§ **Written task**: Extract the lines that carry the string "diagram" from the listing.

══ Dataset content ══

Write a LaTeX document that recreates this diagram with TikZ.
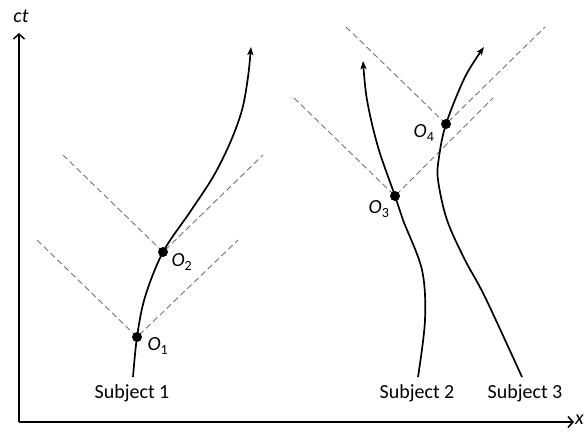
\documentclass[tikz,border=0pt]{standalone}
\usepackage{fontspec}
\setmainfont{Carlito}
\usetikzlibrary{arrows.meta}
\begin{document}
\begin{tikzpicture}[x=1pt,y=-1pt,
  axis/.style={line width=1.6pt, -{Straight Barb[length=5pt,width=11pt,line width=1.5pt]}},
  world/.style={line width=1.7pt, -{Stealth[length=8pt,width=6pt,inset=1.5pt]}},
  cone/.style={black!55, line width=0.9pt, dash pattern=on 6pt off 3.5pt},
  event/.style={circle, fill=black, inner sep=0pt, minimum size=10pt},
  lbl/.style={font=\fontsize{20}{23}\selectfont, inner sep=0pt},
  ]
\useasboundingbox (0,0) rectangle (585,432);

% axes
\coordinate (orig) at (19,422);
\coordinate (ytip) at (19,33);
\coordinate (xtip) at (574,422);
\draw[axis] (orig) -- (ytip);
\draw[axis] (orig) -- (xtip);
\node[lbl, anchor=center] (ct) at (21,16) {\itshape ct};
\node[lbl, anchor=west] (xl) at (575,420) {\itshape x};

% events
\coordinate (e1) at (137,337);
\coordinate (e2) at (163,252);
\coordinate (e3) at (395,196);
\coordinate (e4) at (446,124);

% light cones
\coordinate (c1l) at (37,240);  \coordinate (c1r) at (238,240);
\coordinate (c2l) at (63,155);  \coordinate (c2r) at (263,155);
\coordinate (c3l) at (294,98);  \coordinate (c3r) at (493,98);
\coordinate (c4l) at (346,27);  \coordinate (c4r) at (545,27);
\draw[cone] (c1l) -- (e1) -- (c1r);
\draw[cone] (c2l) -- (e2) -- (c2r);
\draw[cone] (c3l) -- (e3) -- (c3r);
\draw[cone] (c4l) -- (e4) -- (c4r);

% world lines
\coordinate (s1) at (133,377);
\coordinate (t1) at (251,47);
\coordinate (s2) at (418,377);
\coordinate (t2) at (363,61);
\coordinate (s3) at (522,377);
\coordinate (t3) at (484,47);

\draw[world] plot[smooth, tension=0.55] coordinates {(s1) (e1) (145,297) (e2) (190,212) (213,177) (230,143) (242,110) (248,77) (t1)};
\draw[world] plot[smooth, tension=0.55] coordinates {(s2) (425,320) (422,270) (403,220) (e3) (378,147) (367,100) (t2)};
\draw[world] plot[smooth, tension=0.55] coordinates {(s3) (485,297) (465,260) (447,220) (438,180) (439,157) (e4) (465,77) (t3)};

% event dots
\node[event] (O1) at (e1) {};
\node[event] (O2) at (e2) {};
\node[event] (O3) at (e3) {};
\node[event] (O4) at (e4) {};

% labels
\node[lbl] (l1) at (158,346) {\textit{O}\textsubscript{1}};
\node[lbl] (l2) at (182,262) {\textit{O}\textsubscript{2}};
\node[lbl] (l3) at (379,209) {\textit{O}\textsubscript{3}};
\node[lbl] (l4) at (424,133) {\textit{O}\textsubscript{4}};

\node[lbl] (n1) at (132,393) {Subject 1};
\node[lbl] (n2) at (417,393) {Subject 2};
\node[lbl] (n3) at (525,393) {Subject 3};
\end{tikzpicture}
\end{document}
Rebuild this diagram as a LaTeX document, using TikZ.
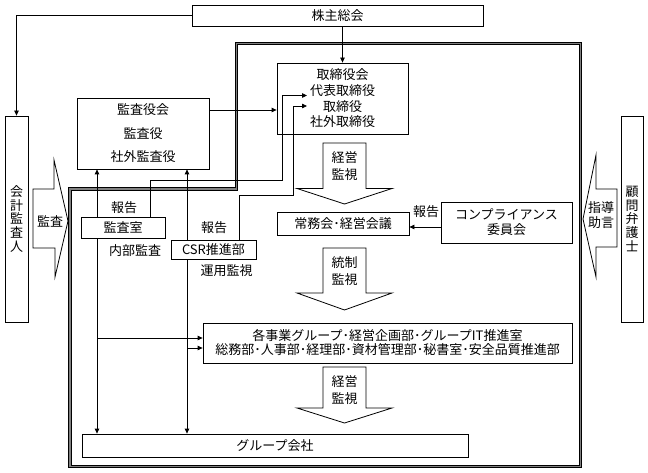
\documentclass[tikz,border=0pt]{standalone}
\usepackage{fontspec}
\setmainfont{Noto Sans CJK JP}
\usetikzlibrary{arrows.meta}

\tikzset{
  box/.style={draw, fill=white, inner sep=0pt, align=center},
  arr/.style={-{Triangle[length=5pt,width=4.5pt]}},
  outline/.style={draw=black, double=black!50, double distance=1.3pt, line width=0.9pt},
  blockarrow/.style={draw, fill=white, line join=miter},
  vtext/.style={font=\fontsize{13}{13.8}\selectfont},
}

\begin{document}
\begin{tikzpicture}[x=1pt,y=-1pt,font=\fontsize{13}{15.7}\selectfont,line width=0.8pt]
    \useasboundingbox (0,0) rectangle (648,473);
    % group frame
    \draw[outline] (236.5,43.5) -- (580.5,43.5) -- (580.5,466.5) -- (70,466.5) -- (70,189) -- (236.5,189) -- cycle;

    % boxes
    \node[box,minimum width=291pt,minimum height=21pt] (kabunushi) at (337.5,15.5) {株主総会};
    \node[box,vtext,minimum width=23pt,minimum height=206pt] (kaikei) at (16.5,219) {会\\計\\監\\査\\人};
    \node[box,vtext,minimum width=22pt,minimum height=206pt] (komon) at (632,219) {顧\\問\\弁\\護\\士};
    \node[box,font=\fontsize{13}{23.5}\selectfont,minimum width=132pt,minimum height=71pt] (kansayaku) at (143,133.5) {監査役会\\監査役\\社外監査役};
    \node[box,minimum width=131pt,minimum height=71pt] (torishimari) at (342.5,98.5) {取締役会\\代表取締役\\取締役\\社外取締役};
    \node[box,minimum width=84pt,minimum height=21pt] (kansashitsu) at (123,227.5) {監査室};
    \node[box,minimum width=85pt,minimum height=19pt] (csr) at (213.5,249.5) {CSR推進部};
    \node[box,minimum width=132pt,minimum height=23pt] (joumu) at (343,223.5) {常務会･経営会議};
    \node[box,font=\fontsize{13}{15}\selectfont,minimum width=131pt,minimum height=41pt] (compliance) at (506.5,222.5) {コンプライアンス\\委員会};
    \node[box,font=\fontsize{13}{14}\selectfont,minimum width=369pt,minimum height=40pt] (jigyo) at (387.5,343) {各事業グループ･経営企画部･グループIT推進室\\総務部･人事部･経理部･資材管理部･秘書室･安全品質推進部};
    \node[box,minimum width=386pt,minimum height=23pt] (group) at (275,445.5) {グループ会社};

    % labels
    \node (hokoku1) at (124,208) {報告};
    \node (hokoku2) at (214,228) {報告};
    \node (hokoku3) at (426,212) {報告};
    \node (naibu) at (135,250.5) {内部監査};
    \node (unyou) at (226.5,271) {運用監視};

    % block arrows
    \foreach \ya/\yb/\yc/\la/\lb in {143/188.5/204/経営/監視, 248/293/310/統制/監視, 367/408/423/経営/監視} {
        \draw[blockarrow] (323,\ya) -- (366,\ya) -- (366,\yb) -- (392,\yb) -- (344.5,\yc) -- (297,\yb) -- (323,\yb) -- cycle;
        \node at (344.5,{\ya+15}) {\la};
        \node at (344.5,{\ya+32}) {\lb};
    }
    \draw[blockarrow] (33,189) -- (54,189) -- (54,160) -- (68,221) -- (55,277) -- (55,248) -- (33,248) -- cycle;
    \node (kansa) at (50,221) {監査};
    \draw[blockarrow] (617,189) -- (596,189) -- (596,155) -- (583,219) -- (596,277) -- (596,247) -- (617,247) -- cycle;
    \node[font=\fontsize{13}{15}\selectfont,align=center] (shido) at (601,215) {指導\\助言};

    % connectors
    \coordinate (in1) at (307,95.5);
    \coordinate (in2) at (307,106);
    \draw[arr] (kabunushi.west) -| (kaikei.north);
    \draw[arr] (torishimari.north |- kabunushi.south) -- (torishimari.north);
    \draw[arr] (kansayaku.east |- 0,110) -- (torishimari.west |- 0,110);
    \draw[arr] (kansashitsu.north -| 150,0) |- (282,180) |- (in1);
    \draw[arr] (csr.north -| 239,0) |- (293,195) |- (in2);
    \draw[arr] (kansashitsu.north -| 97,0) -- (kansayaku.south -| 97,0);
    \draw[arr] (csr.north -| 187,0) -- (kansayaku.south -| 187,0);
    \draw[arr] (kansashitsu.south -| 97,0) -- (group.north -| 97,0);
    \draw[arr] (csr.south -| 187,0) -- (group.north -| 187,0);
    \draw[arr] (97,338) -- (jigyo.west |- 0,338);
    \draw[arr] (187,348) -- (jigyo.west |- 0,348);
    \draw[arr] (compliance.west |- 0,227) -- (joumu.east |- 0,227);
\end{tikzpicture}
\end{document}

═══

§ **Completed task**:
Write a LaTeX document that recreates this diagram with TikZ.
Rebuild this diagram as a LaTeX document, using TikZ.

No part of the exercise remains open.